Are we marching to a different drum?. Why is LRCM out of step with the established community of reliability experts and authors. If it is so good why haven’t the others caught on?
The obvious strategy of treating work orders as instances of RCM knowledge base records and growing the knowledge base dynamically as a result of daily experience should be a “no-brainer” for reliability software and CMMS developers. How have they missed it?
The answer emerges when we unfold the history of the maintenance technology industry. The CMMS came to light in the late seventies. This was about the same time RCM took final shape in aviation where it is called “MSG3”. Each of these commercial ventures flourished as independent streams. They were propelled by their respective proponents, vendors, thought leaders and consultants.
During the same period a third movement, that we can call “reliability analysis” attempted to migrate from the design and fabrication phases in order to penetrate the maintenance world. This group of experts, authors, and software vendors, were often associated with universities, developing their products (e.g. Weibull, and Monte Carlo simulation) largely independently of the other two groups. Reliability analysis floundered, however, in the maintenance shop in spite of a strong desire in the maintenance department to make effective use of these analytical tools. Maintenance engineers, keen to apply reliability theory, purchased these products and took the courses offered by the vendors. Inevitably they confronted the “data roadblock”. What was the obstacle?

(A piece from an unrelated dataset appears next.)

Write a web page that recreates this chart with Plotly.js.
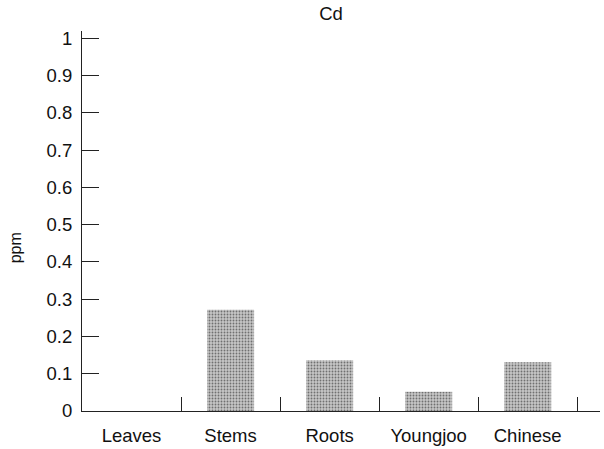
<!DOCTYPE html>
<html>
<head>
<meta charset="utf-8">
<script src="https://cdn.plot.ly/plotly-3.0.1.min.js"></script>
<style>html,body{margin:0;padding:0;background:#fff;}#chart{width:604px;height:449px;}</style>
</head>
<body>
<div id="chart"></div>
<script>
const categories = ["Leaves", "Stems", "Roots", "Youngjoo", "Chinese"];
const cdValues = [0, 0.272, 0.136, 0.052, 0.131];
const yTickVals = [0, 0.1, 0.2, 0.3, 0.4, 0.5, 0.6, 0.7, 0.8, 0.9, 1];
const yTickText = ["0", "0.1", "0.2", "0.3", "0.4", "0.5", "0.6", "0.7", "0.8", "0.9", "1"];

const font = {family: "Liberation Sans, Arial, sans-serif", size: 18.5, color: "#111"};

Plotly.newPlot("chart", [{
  type: "bar",
  x: categories,
  y: cdValues,
  width: 0.475,
  marker: {
    color: "#c0c0c0",
    line: {width: 0},
    pattern: {shape: ".", fgcolor: "#707070", bgcolor: "#c6c6c6", size: 3, solidity: 0.3}
  },
  hoverinfo: "skip"
}], {
  width: 604, height: 449,
  margin: {l: 82, r: 4, t: 31, b: 38},
  paper_bgcolor: "#fff", plot_bgcolor: "#fff",
  font: font,
  showlegend: false,
  title: {text: "Cd", x: 331/604, xanchor: "center", xref: "container", y: 1 - 14/449, yanchor: "middle", yref: "container", font: {family: font.family, size: 18.5, color: "#111"}},
  xaxis: {
    type: "category",
    range: [-0.5, 4.73],
    tickson: "boundaries",
    ticks: "inside", ticklen: 14, tickwidth: 1, tickcolor: "#222",
    showline: true, linecolor: "#222", linewidth: 1,
    showgrid: false, zeroline: false,
    ticklabelstandoff: 8,
    tickfont: font,
    fixedrange: true
  },
  yaxis: {
    range: [0, 1.02],
    tickvals: yTickVals, ticktext: yTickText,
    ticks: "inside", ticklen: 17, tickwidth: 1, tickcolor: "#222",
    showline: true, linecolor: "#222", linewidth: 1,
    showgrid: false, zeroline: false,
    ticklabelstandoff: 5,
    tickfont: font,
    fixedrange: true
  },
  annotations: [{
    text: "ppm", textangle: -90, showarrow: false,
    xref: "paper", yref: "paper", x: -0.128, xanchor: "center", y: 0.43, yanchor: "middle",
    font: {family: font.family, size: 16, color: "#111"}
  }]
}, {displayModeBar: false, staticPlot: true});
</script>
</body>
</html>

Well, the CMMS developers came from having implemented information technology systems for the finance, accounting, and human relations departments. In those departments “codes” represent rather simple concepts (for example, cost allocation centers and so on). Such codification responded well to their users’ requirements. Now, these same IT professionals, having saturated the accounting system market, discovered a huge liability on the balance sheet called “maintenance” that was crying out for their computer savvy. Since mnemonic codes and lists of standardized short expressions worked so well in finance, accounting, and human relations, drop down filtered lists of “failure” codes should work in the “simpler” maintenance shop, or so they thought.

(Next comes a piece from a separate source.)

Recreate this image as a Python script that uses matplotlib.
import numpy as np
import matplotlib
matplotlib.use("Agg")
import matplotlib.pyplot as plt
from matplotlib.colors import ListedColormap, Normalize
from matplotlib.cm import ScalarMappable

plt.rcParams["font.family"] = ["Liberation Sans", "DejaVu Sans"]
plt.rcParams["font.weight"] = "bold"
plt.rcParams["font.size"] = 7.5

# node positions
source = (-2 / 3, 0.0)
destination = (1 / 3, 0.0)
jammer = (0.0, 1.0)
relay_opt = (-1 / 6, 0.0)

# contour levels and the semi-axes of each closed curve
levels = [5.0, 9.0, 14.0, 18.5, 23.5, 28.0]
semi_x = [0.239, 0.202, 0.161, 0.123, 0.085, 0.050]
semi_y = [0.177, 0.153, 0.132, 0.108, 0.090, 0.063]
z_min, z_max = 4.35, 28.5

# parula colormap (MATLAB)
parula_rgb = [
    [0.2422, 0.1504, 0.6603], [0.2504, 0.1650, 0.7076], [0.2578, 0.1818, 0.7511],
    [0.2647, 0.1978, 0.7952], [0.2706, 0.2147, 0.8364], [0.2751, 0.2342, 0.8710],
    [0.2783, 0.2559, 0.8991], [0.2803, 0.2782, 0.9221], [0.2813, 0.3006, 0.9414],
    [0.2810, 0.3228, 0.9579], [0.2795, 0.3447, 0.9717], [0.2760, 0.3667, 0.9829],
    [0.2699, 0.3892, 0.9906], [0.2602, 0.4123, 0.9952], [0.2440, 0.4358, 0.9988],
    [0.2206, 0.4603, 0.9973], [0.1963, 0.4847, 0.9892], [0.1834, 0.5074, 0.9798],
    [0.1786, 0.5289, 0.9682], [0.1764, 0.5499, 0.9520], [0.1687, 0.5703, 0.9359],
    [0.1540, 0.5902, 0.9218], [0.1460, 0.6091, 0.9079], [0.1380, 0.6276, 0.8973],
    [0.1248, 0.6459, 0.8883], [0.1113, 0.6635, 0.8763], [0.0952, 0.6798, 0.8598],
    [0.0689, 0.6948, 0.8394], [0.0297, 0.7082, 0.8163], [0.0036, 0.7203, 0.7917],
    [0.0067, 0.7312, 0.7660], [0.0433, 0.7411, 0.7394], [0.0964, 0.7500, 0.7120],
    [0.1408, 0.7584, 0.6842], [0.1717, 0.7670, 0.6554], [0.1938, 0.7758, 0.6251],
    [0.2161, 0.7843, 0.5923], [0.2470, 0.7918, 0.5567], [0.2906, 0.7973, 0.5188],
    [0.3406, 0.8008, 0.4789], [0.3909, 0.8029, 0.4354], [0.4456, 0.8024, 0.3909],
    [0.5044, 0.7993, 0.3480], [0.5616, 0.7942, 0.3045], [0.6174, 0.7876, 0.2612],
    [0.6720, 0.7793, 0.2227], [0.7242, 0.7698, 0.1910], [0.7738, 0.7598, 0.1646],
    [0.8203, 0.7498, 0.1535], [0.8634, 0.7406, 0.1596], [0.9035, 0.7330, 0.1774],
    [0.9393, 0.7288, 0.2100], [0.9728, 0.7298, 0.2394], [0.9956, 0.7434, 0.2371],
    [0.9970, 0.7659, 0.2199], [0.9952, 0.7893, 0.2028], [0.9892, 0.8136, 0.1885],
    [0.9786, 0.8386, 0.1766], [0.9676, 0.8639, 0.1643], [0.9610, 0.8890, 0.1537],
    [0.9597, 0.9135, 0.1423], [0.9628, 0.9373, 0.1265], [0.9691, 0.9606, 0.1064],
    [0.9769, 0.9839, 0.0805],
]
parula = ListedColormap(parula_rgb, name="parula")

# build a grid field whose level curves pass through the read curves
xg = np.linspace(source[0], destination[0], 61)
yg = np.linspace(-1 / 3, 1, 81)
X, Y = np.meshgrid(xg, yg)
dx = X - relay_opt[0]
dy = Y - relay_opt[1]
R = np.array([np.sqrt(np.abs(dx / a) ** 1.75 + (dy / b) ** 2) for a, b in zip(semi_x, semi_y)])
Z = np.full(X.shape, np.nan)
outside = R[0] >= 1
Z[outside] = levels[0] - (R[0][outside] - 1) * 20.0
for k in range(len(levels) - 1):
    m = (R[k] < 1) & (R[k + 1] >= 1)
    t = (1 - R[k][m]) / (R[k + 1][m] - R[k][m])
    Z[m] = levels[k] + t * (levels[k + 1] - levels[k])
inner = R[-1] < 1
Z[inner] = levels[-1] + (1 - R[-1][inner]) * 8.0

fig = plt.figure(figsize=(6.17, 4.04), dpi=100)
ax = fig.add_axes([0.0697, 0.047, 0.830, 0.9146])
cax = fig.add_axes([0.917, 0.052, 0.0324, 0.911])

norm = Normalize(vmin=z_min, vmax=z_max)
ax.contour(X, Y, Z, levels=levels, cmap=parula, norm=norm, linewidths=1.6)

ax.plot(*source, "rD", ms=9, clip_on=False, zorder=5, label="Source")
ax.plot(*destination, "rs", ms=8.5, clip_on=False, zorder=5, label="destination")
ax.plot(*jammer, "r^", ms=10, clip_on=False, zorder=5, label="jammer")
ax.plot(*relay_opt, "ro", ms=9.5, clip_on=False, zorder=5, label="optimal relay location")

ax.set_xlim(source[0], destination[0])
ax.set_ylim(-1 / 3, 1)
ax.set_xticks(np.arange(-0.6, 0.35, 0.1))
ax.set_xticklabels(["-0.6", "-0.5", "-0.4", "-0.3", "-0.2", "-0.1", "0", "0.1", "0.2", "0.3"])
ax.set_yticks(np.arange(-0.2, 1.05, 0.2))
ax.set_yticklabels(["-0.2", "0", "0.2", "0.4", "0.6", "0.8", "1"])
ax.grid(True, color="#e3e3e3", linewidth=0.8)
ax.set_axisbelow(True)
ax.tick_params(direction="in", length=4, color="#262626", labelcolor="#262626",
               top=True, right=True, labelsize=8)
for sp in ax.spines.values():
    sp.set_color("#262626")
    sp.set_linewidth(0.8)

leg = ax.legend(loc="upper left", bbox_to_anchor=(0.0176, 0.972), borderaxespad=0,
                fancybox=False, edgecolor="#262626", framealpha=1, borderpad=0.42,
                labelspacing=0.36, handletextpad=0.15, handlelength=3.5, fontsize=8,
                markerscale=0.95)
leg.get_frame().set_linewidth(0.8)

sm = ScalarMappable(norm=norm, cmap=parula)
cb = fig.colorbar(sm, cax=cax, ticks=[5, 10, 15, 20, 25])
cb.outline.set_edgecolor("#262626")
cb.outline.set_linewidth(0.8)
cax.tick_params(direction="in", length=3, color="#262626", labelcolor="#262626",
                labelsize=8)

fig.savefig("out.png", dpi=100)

An RCM consultant is unlikely to have acquired the statistically oriented skills of a reliability analyst or chemist who may have worked in product design or manufacturing quality control. To add to this alienation, Moubray discouraged reliability analysis in Chapter 12 “Actuarial Analysis of Failure Data” of his RCM II book, and in his RCM training courses. Consequently the RCM consultant focused on human knowledge elicitation, only peripherally acknowledging that age or condition based failure behavior at the granularity of the failure mode is revealed ultimately from data. Such knowledge, of course, would require an analysis of statistically sound samples of data originating from, none other than, the CMMS.

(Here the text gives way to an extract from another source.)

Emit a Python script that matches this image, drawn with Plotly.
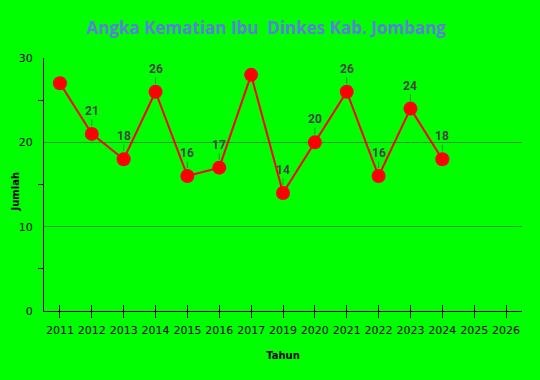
import plotly.graph_objects as go

years = ["2011", "2012", "2013", "2014", "2015", "2016", "2017", "2019",
         "2020", "2021", "2022", "2023", "2024", "2025", "2026"]
data_years = ["2011", "2012", "2013", "2014", "2015", "2016", "2017", "2019",
              "2020", "2021", "2022", "2023", "2024"]
values = [27, 21, 18, 26, 16, 17, 28, 14, 20, 26, 16, 24, 18]
labels = ["", "21", "18", "26", "16", "17", "", "14", "20", "26", "16", "24", "18"]

fig = go.Figure()
fig.add_trace(go.Scatter(
    x=data_years, y=values, mode="lines+markers",
    line=dict(color="#ff0000", width=2),
    marker=dict(color="#ff0000", size=14),
    hoverinfo="x+y", showlegend=False,
))
# dummy trace for second x axis (double-sided ticks)
fig.add_trace(go.Scatter(x=years, y=[None]*len(years), xaxis="x2",
                         showlegend=False, hoverinfo="skip"))

for xv, yv, t in zip(data_years, values, labels):
    if t:
        fig.add_annotation(
            x=years.index(xv), y=yv, xref="x", yref="y",
            text="<b>" + t + "</b>", showarrow=True,
            arrowhead=0, arrowwidth=1, arrowcolor="#1f9a1f",
            ax=0, ay=-23, standoff=8,
            font=dict(family="Roboto", size=12, color="#454545"),
        )

# y-axis title as annotation for precise placement
fig.add_annotation(
    text="<b>Jumlah</b>", textangle=-90, showarrow=False,
    xref="paper", yref="paper", x=0, y=0.5, xanchor="center", yanchor="middle",
    xshift=-29, yshift=-7,
    font=dict(family="DejaVu Sans", size=10, color="black"),
)

fig.update_layout(
    width=540, height=380,
    paper_bgcolor="#00ff00", plot_bgcolor="#00ff00",
    margin=dict(l=44, r=18, t=58, b=69),
    title=dict(text="<b>Angka Kematian Ibu  Dinkes Kab. Jombang</b>",
               x=0.493, xanchor="center", y=0.925, yanchor="middle",
               font=dict(family="Open Sans", size=17, color="#5b80dc")),
    xaxis=dict(type="category", categoryorder="array", categoryarray=years,
               range=[-0.5, 14.5], showgrid=False, showline=True,
               linecolor="black", linewidth=1, ticks="outside", ticklen=6,
               tickcolor="black", ticklabelstandoff=3, automargin=False,
               tickfont=dict(family="DejaVu Sans", size=11, color="black"),
               title=dict(text="<b>Tahun</b>", standoff=15,
                          font=dict(family="DejaVu Sans", size=10, color="black")),
               zeroline=False, fixedrange=True),
    xaxis2=dict(type="category", categoryorder="array", categoryarray=years,
                range=[-0.5, 14.5], overlaying="x", side="bottom", anchor="y",
                showgrid=False, showline=False, ticks="inside", ticklen=6,
                tickcolor="black", showticklabels=False, matches="x"),
    yaxis=dict(range=[0, 30], dtick=10, showgrid=True, gridcolor="#1f9a1f",
               gridwidth=1, showline=True, linecolor="black", linewidth=1,
               ticks="", zeroline=False, ticklabelstandoff=8, automargin=False,
               tickfont=dict(family="DejaVu Sans", size=11, color="black"),
               minor=dict(dtick=5, ticks="outside", ticklen=5, tickcolor="black",
                          showgrid=False),
               fixedrange=True),
)

fig.write_html("out.html", config={"displayModeBar": False},
               post_script="document.body.style.margin='0';")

Compounding the RCM consultant’s aversion to reliability analysis, the CMMS, sadly and for the reasons mentioned, offered “failure codes” as the reliability related work order attributes. The CMMS developers hadn’t considered the work order as instantiating an Item – Function – Failure – Mode – Effects (FMEA) record in the RCM knowledge repository. They labored, instead, under the false assumption that failure codes should “do the trick”. This mental blockage resulted in forty years of relentless yet futile effort by maintenance engineers, managers, consultants, and software vendors to analyze and draw verifiable conclusions from compilations of instances of failure codes. They failed dismally for the simple reason that failure codes, no matter how well presented by a software application’s user interface, cannot substitute for comprehensive RCM analysis. A failure mode is meaningful only in the context of the FMEA’s corresponding Function, Failure, and Effects. Inconsistency, confusion, resorting to the default “Other”, and lack of confidence in analysis were and still are the outward manifestation of a flawed and mistakenly applied “failure code strategy” in the management of maintenance information.